The numbers behind Russian-owned superyachts
We analyse the Russian-owned superyacht fleet to see how further sanctions may affect the market…
Some of the largest and most high-profile superyachts have been frozen amidst the various sanctions applied by the EU, UK, US and others as a result of Russia’s invasion of Ukraine. This, in turn, has led to the industry being thrown into the limelight and receiving an unprecedented amount of attention from the mainstream media. Because the industry is so niche and secretive, little is known about how these sanctions will ultimately affect the wider market. So far just over half a dozen superyachts have actually been frozen, but there have also been reports of Russian owned yachts (not owned by sanctioned individuals) also being affected.

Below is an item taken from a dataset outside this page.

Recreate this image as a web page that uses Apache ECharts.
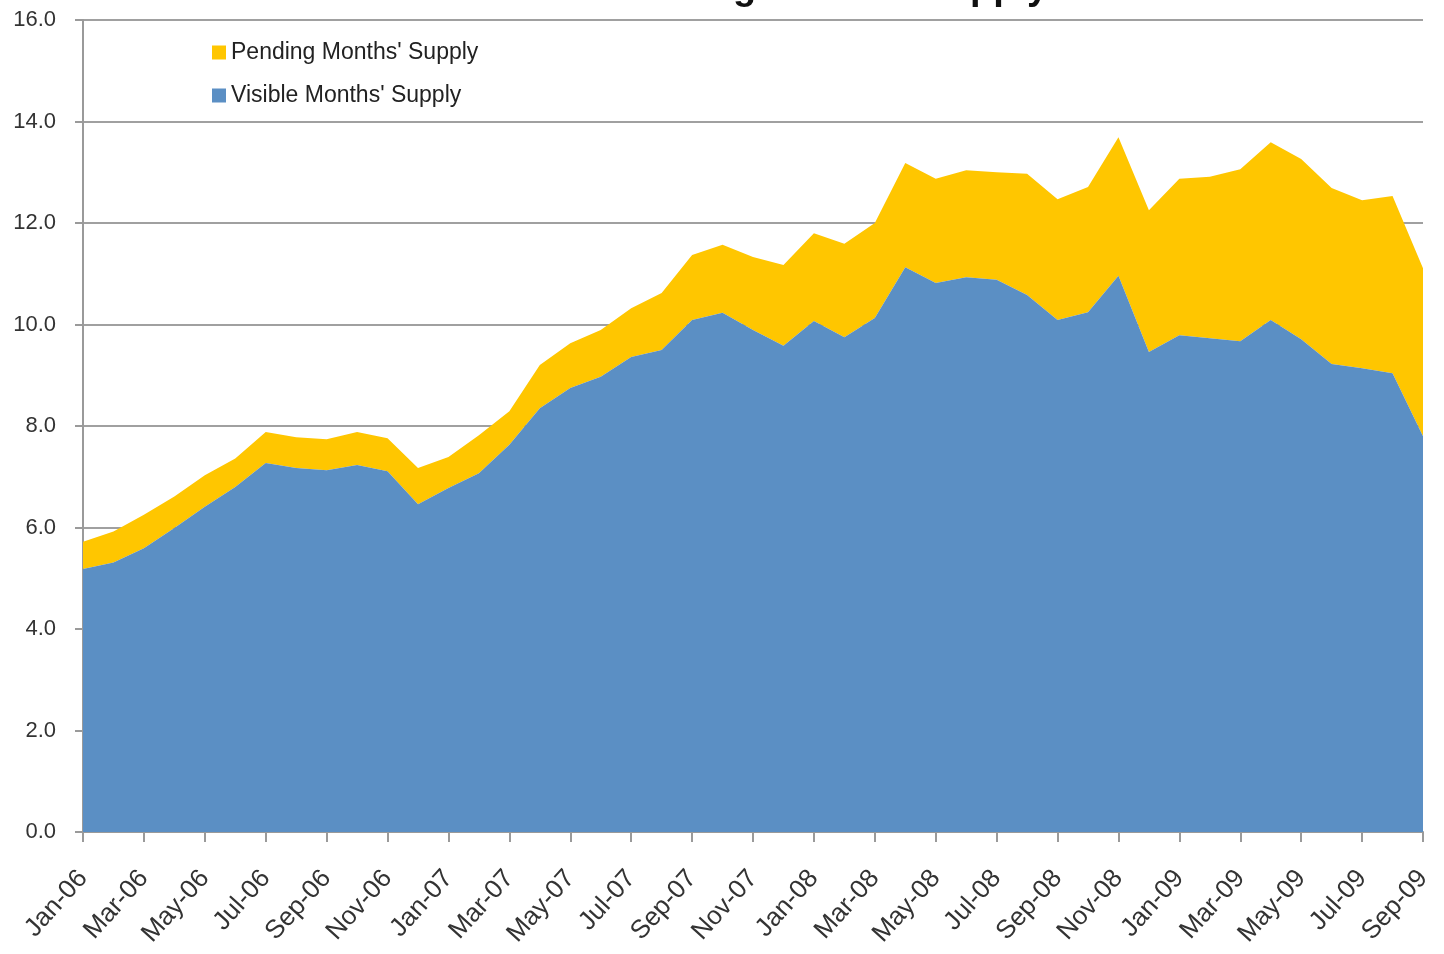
<!DOCTYPE html>
<html>
<head>
<meta charset="utf-8">
<script src="https://cdn.jsdelivr.net/npm/echarts@6/dist/echarts.min.js"></script>
<style>html,body{margin:0;padding:0;background:#fff}#c{width:1444px;height:954px}</style>
</head>
<body>
<div id="c"></div>
<script>
const months = ['Jan-06','Feb-06','Mar-06','Apr-06','May-06','Jun-06','Jul-06','Aug-06','Sep-06','Oct-06','Nov-06','Dec-06',
  'Jan-07','Feb-07','Mar-07','Apr-07','May-07','Jun-07','Jul-07','Aug-07','Sep-07','Oct-07','Nov-07','Dec-07',
  'Jan-08','Feb-08','Mar-08','Apr-08','May-08','Jun-08','Jul-08','Aug-08','Sep-08','Oct-08','Nov-08','Dec-08',
  'Jan-09','Feb-09','Mar-09','Apr-09','May-09','Jun-09','Jul-09','Aug-09','Sep-09'];
const visible = [5.18,5.31,5.59,5.99,6.41,6.80,7.27,7.17,7.13,7.23,7.11,6.46,
  6.78,7.07,7.63,8.35,8.75,8.97,9.36,9.50,10.09,10.23,9.89,9.58,
  10.07,9.75,10.13,11.13,10.82,10.93,10.88,10.58,10.09,10.24,10.96,9.46,
  9.79,9.73,9.67,10.09,9.71,9.22,9.14,9.04,7.80];
const total = [5.72,5.92,6.25,6.61,7.03,7.36,7.88,7.78,7.74,7.88,7.76,7.17,
  7.39,7.82,8.29,9.20,9.63,9.89,10.32,10.62,11.37,11.57,11.33,11.17,
  11.80,11.59,12.00,13.18,12.87,13.04,13.00,12.97,12.47,12.71,13.69,12.25,
  12.87,12.91,13.06,13.59,13.26,12.69,12.45,12.53,11.11];
const pending = total.map((t, i) => +(t - visible[i]).toFixed(2));
const yTicks = [0, 2, 4, 6, 8, 10, 12, 14, 16];
const titleText = "Visible and Pending Months' Supply";

const chart = echarts.init(document.getElementById('c'));
const labelFont = "'Liberation Sans Narrow', 'Liberation Sans', sans-serif";
chart.setOption({
  animation: false,
  title: {
    text: titleText, left: 'center', top: -35,
    textStyle: { fontSize: 38, fontWeight: 'bold', color: '#111', fontFamily: "'Liberation Sans', sans-serif" }
  },
  legend: {
    orient: 'vertical', left: 207, top: 36, itemGap: 20,
    itemWidth: 14, itemHeight: 14, icon: 'rect',
    data: ["Pending Months' Supply", "Visible Months' Supply"],
    textStyle: { fontSize: 23, color: '#222', fontFamily: labelFont, padding: [0, 0, 0, 0] }
  },
  grid: { left: 83, right: 21, top: 20, bottom: 122, containLabel: false },
  xAxis: {
    type: 'category', data: months, boundaryGap: false,
    axisLine: { lineStyle: { color: '#9a9a9a', width: 2 } },
    axisTick: { show: true, interval: 1, length: 10, lineStyle: { color: '#9a9a9a', width: 2 } },
    axisLabel: { interval: 1, rotate: 48, fontSize: 26, color: '#333', fontFamily: labelFont, margin: 42 },
    splitLine: { show: false }
  },
  yAxis: {
    type: 'value', min: yTicks[0], max: yTicks[yTicks.length - 1], interval: 2,
    axisLine: { show: true, lineStyle: { color: '#9a9a9a', width: 2 } },
    axisTick: { show: true, length: 8, lineStyle: { color: '#9a9a9a', width: 2 } },
    axisLabel: { fontSize: 22, color: '#333', fontFamily: labelFont, margin: 27, formatter: v => v.toFixed(1) },
    splitLine: { show: true, lineStyle: { color: '#a0a0a0', width: 2 } }
  },
  series: [
    {
      name: "Visible Months' Supply", type: 'line', stack: 'total', data: visible,
      symbol: 'none', lineStyle: { width: 0 }, itemStyle: { color: '#5B8FC4' },
      areaStyle: { color: '#5B8FC4', opacity: 1 }, z: 3
    },
    {
      name: "Pending Months' Supply", type: 'line', stack: 'total', data: pending,
      symbol: 'none', lineStyle: { width: 0 }, itemStyle: { color: '#FFC600' },
      areaStyle: { color: '#FFC600', opacity: 1 }, z: 2
    }
  ]
});
</script>
</body>
</html>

M/Y Ragnar became stranded in Narvik, Norway after being denied fuel from suppliers. The English captain and former marine, along with his team of 16 Western crew, were subjected to hostility and abuse from angry locals who mistook them for KGB officers. Finland has also impounded 21 yachts with immediate effect while they conduct research to find out who their owners are and whether or not they have been sanctioned. Considering there are over five thousand superyachts in the world, just eight seizures doesn’t seem too significant.

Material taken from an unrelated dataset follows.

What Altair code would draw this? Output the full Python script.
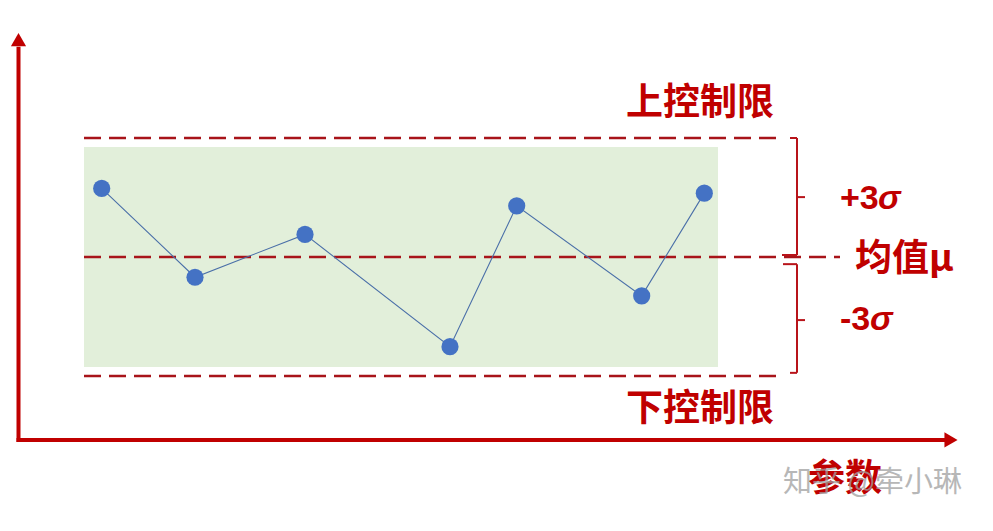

But on the contrary, the sanctions have affected thousands of employees all over Western Europe. Many have lost work or been made redundant because of the sanctions as superyachts are frozen and projects around Europe are reduced to having skeleton crew.

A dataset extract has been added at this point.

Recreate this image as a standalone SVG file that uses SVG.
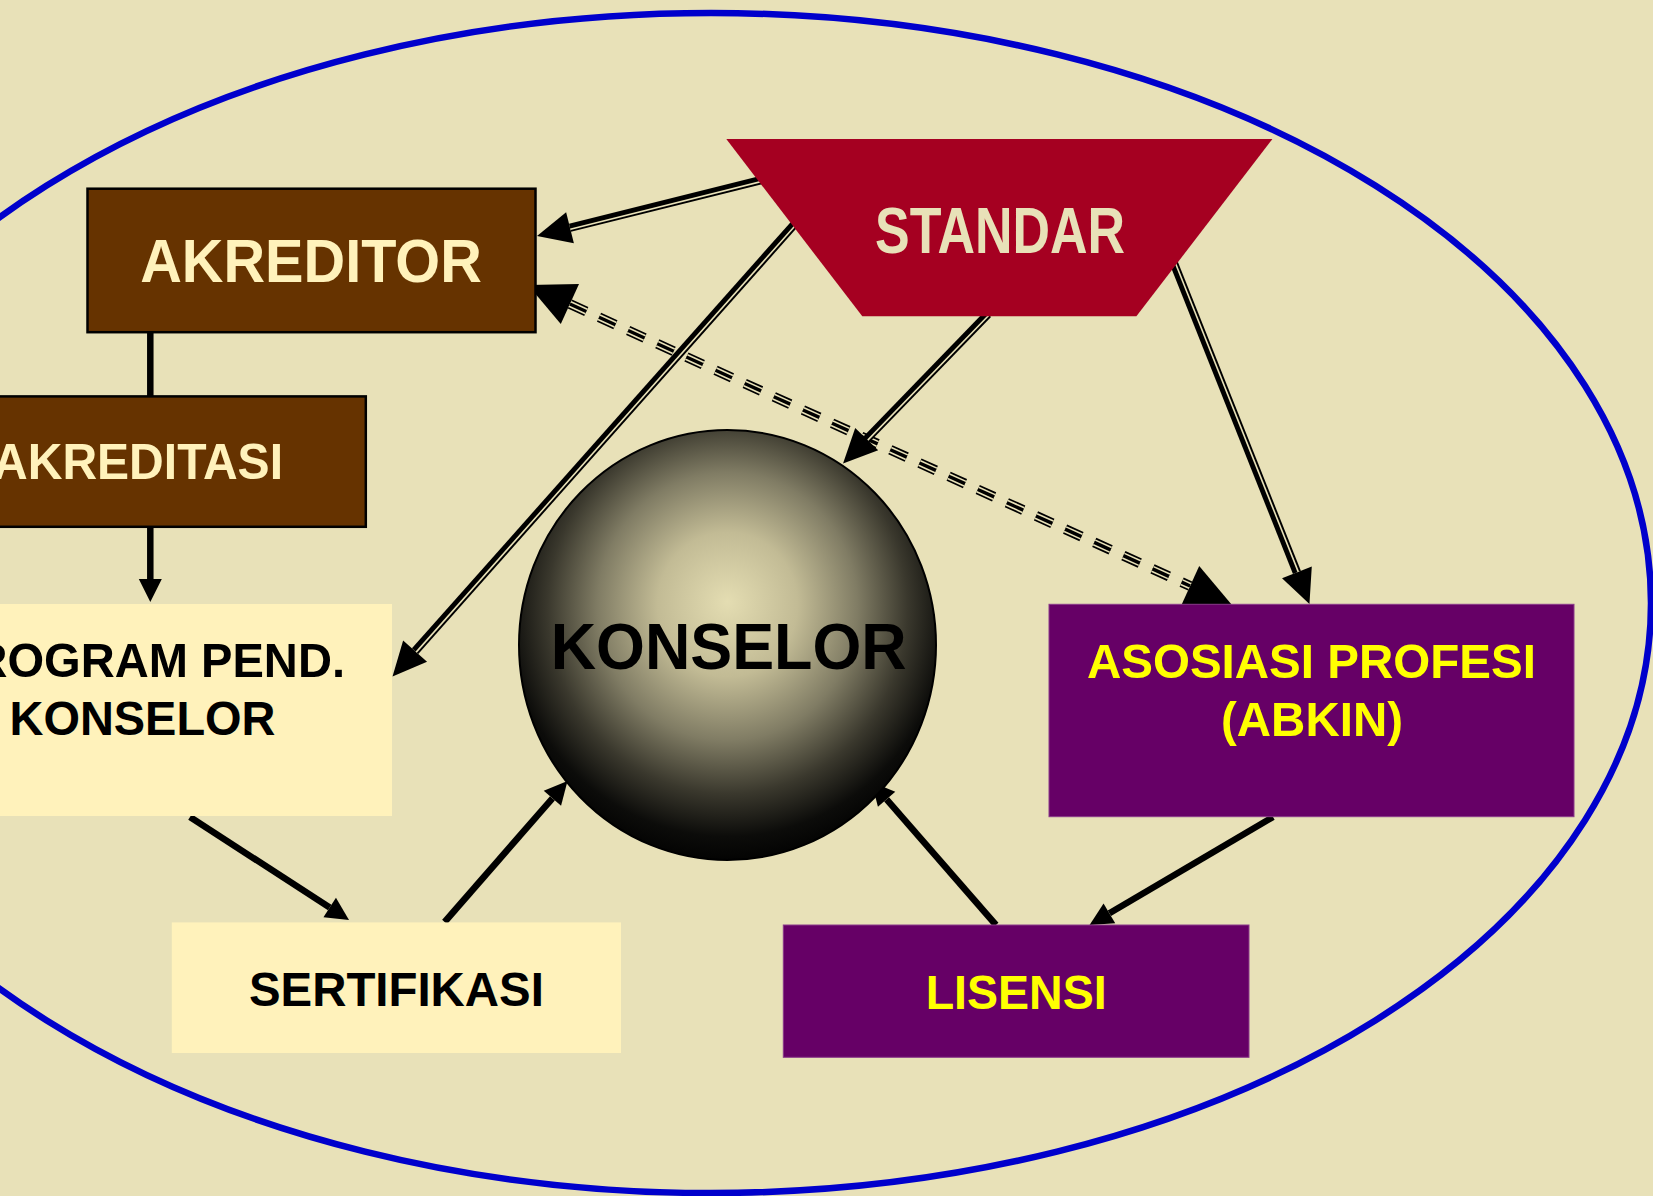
<svg xmlns="http://www.w3.org/2000/svg" width="1653" height="1196" viewBox="0 0 1653 1196">
<style>
.t{font-family:"Liberation Sans",Arial,sans-serif;font-weight:bold}
.dbl{fill:none;stroke:#000;stroke-width:8.5}
.gap{fill:none;stroke:#E8E1B8;stroke-width:1.6}
.sgl{fill:none;stroke:#000;stroke-width:6.5}
.dsh1{fill:none;stroke:#000;stroke-width:10;stroke-dasharray:18 14}
.dsh2{fill:none;stroke:#E8E1B8;stroke-width:6.6;stroke-dasharray:18 14}
.dsh3{fill:none;stroke:#000;stroke-width:3.4;stroke-dasharray:18 14}
</style>
<defs>
<marker id="hs" markerUnits="userSpaceOnUse" viewBox="0 0 23 23" markerWidth="23" markerHeight="23" refX="0" refY="11.5" orient="auto" overflow="visible"><path d="M0,0 L23,11.5 L0,23 z" fill="#000"/></marker>
<marker id="hd" markerUnits="userSpaceOnUse" viewBox="0 0 34 32" markerWidth="34" markerHeight="32" refX="0" refY="16" orient="auto" overflow="visible"><path d="M0,0 L34,16 L0,32 z" fill="#000"/></marker>
<marker id="hb" markerUnits="userSpaceOnUse" viewBox="0 0 46 44" markerWidth="46" markerHeight="44" refX="0" refY="22" orient="auto-start-reverse" overflow="visible"><path d="M0,0 L46,22 L0,44 z" fill="#000"/></marker>
<radialGradient id="sphere" cx="0.5" cy="0.42" r="0.6" fx="0.5" fy="0.4">
<stop offset="0" stop-color="#E4DDB2"/>
<stop offset="0.28" stop-color="#C2BB95"/>
<stop offset="0.52" stop-color="#807C64"/>
<stop offset="0.72" stop-color="#3A382D"/>
<stop offset="0.88" stop-color="#0C0C0A"/>
<stop offset="1" stop-color="#000"/>
</radialGradient>
</defs>
<rect width="1653" height="1196" fill="#E8E1B8"/>
<ellipse id="boundary" cx="711" cy="603" rx="940" ry="590" fill="none" stroke="#0000CC" stroke-width="6.5"/>
<g id="connectors">
<path class="dsh1" d="M569.9,304 L1190.1,586" marker-start="url(#hb)" marker-end="url(#hb)"/>
<path class="dsh2" d="M569.9,304 L1190.1,586"/>
<path class="dsh3" d="M569.9,304 L1190.1,586"/>
<path class="dbl" d="M765,179 L570,227.75" marker-end="url(#hd)"/>
<path class="gap" d="M765.4,180.5 L570.4,229.2"/>
<path class="dbl" d="M800,218 L415.1,651.1" marker-end="url(#hd)"/>
<path class="gap" d="M801.1,219 L416.2,652.1"/>
<path class="dbl" d="M988,314 L866.7,439.1" marker-end="url(#hd)"/>
<path class="gap" d="M989.1,315 L867.8,440.1"/>
<path class="dbl" d="M1171,256 L1296.9,572.4" marker-end="url(#hd)"/>
<path class="gap" d="M1172.4,255.45 L1298.3,571.85"/>
<path class="sgl" d="M150.3,332 L150.3,396"/>
<path class="sgl" d="M150.3,527 L150.3,579" marker-end="url(#hs)"/>
<path class="sgl" d="M190,817 L329.7,907.5" marker-end="url(#hs)"/>
<path class="sgl" d="M444.6,922 L552.4,798.3" marker-end="url(#hs)"/>
<path class="sgl" d="M996,925 L886.6,799.3" marker-end="url(#hs)"/>
<path class="sgl" d="M1273,817 L1109.4,913.3" marker-end="url(#hs)"/>
</g>
<g id="standar">
<polygon points="726.3,139 1272.4,139 1136.4,316.3 862.3,316.3" fill="#A50021"/>
<text class="t" x="1000" y="253.3" font-size="64" fill="#E8E1B8" text-anchor="middle" textLength="250" lengthAdjust="spacingAndGlyphs">STANDAR</text>
</g>
<g id="akreditor">
<rect x="87.5" y="188.7" width="448" height="143.5" fill="#663300" stroke="#000" stroke-width="2.5"/>
<text class="t" x="311" y="282.3" font-size="62" fill="#FFF2BB" text-anchor="middle" textLength="341.5" lengthAdjust="spacingAndGlyphs">AKREDITOR</text>
</g>
<g id="akreditasi">
<rect x="-10" y="396.4" width="375.8" height="130.4" fill="#663300" stroke="#000" stroke-width="2.5"/>
<text class="t" x="283" y="479.3" font-size="50" fill="#FFF2BB" text-anchor="end" textLength="290" lengthAdjust="spacingAndGlyphs">AKREDITASI</text>
</g>
<g id="program">
<rect x="-10" y="604" width="402" height="212" fill="#FFF2BB"/>
<text class="t" x="143.5" y="676.7" font-size="49" fill="#000" text-anchor="middle" textLength="403" lengthAdjust="spacingAndGlyphs">PROGRAM PEND.</text>
<text class="t" x="142.5" y="735" font-size="49" fill="#000" text-anchor="middle" textLength="266" lengthAdjust="spacingAndGlyphs">KONSELOR</text>
</g>
<g id="sertifikasi">
<rect x="171.8" y="922.4" width="449.2" height="130.6" fill="#FFF2BB"/>
<text class="t" x="396.4" y="1006" font-size="48" fill="#000" text-anchor="middle" textLength="294.8" lengthAdjust="spacingAndGlyphs">SERTIFIKASI</text>
</g>
<g id="konselor">
<ellipse cx="727.5" cy="645" rx="208.5" ry="215" fill="url(#sphere)" stroke="#000" stroke-width="2"/>
<text class="t" x="728.7" y="669" font-size="65" fill="#000" text-anchor="middle" textLength="356" lengthAdjust="spacingAndGlyphs">KONSELOR</text>
</g>
<g id="asosiasi">
<rect x="1049" y="604.3" width="525" height="212.4" fill="#660066" stroke="#8A3A8A" stroke-width="1"/>
<text class="t" x="1311.4" y="678" font-size="49" fill="#FFFF00" text-anchor="middle" textLength="449" lengthAdjust="spacingAndGlyphs">ASOSIASI PROFESI</text>
<text class="t" x="1312" y="735.7" font-size="49" fill="#FFFF00" text-anchor="middle" textLength="182" lengthAdjust="spacingAndGlyphs">(ABKIN)</text>
</g>
<g id="lisensi">
<rect x="783.3" y="925" width="465.7" height="132.3" fill="#660066" stroke="#8A3A8A" stroke-width="1"/>
<text class="t" x="1016.2" y="1009.3" font-size="49" fill="#FFFF00" text-anchor="middle" textLength="181" lengthAdjust="spacingAndGlyphs">LISENSI</text>
</g>
</svg>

It is incredibly difficult to estimate exactly how many superyachts are owned by oligarchs because of the complexities of ownership structures and the various NDAs that are in place. With that being said, The Superyacht Agency has been able to identify around 370 superyachts over 30m in length that are ‘Russian-owned’ - this equates to about 8.8 per cent of the superyacht fleet. Furthermore, the bigger the yacht is, the more likely it is to be owned by a Russian. Russians own just over 29 per cent of all superyachts over 90m in length.
According to data from The Superyacht Agency, it is estimated that there are over 4,500 crew who have been affected by the sanctions, this roughly equates to about 11 per cent of all superyacht crew across the entire fleet. The Russian-owned superyachts over 90 metres in length actually employ more crew overall than the yachts in the 30-40m bracket.
As seen in the vertical bar graph below, almost every single Russian-owned superyacht has been in the Mediterranean at some point since 2015, something which will come as no surprise to stakeholders. As expected the Mediterranean and The Caribbean are the most popular cruising grounds for these yachts. So far, every yacht that has been frozen has been in the Mediterranean or in a refit shipyard in Northern Europe. However, there is the possibility that many more individuals may be sanctioned in the not too distant future and that their superyachts too will be frozen.
It may seem like a wasted practice to analyse the impact of an issue that is still ongoing. There is still no telling what will actually happen to the frozen superyachts, for all we know they could be used to help refugees fleeing Ukraine or they could be given back to their owners as part of a political bargaining chip.
Nevertheless, it is worth noting that challenges for today’s market have gone far beyond the sanctions themselves. Either out of solidarity with Ukraine, or out of fear of breaking sanctions law, some sectors and businesses have simply removed all services to Russian owners and buyers and, therefore, the impact on 370 superyachts will be far more hard felt by the industry than the freezing of 8 vessels.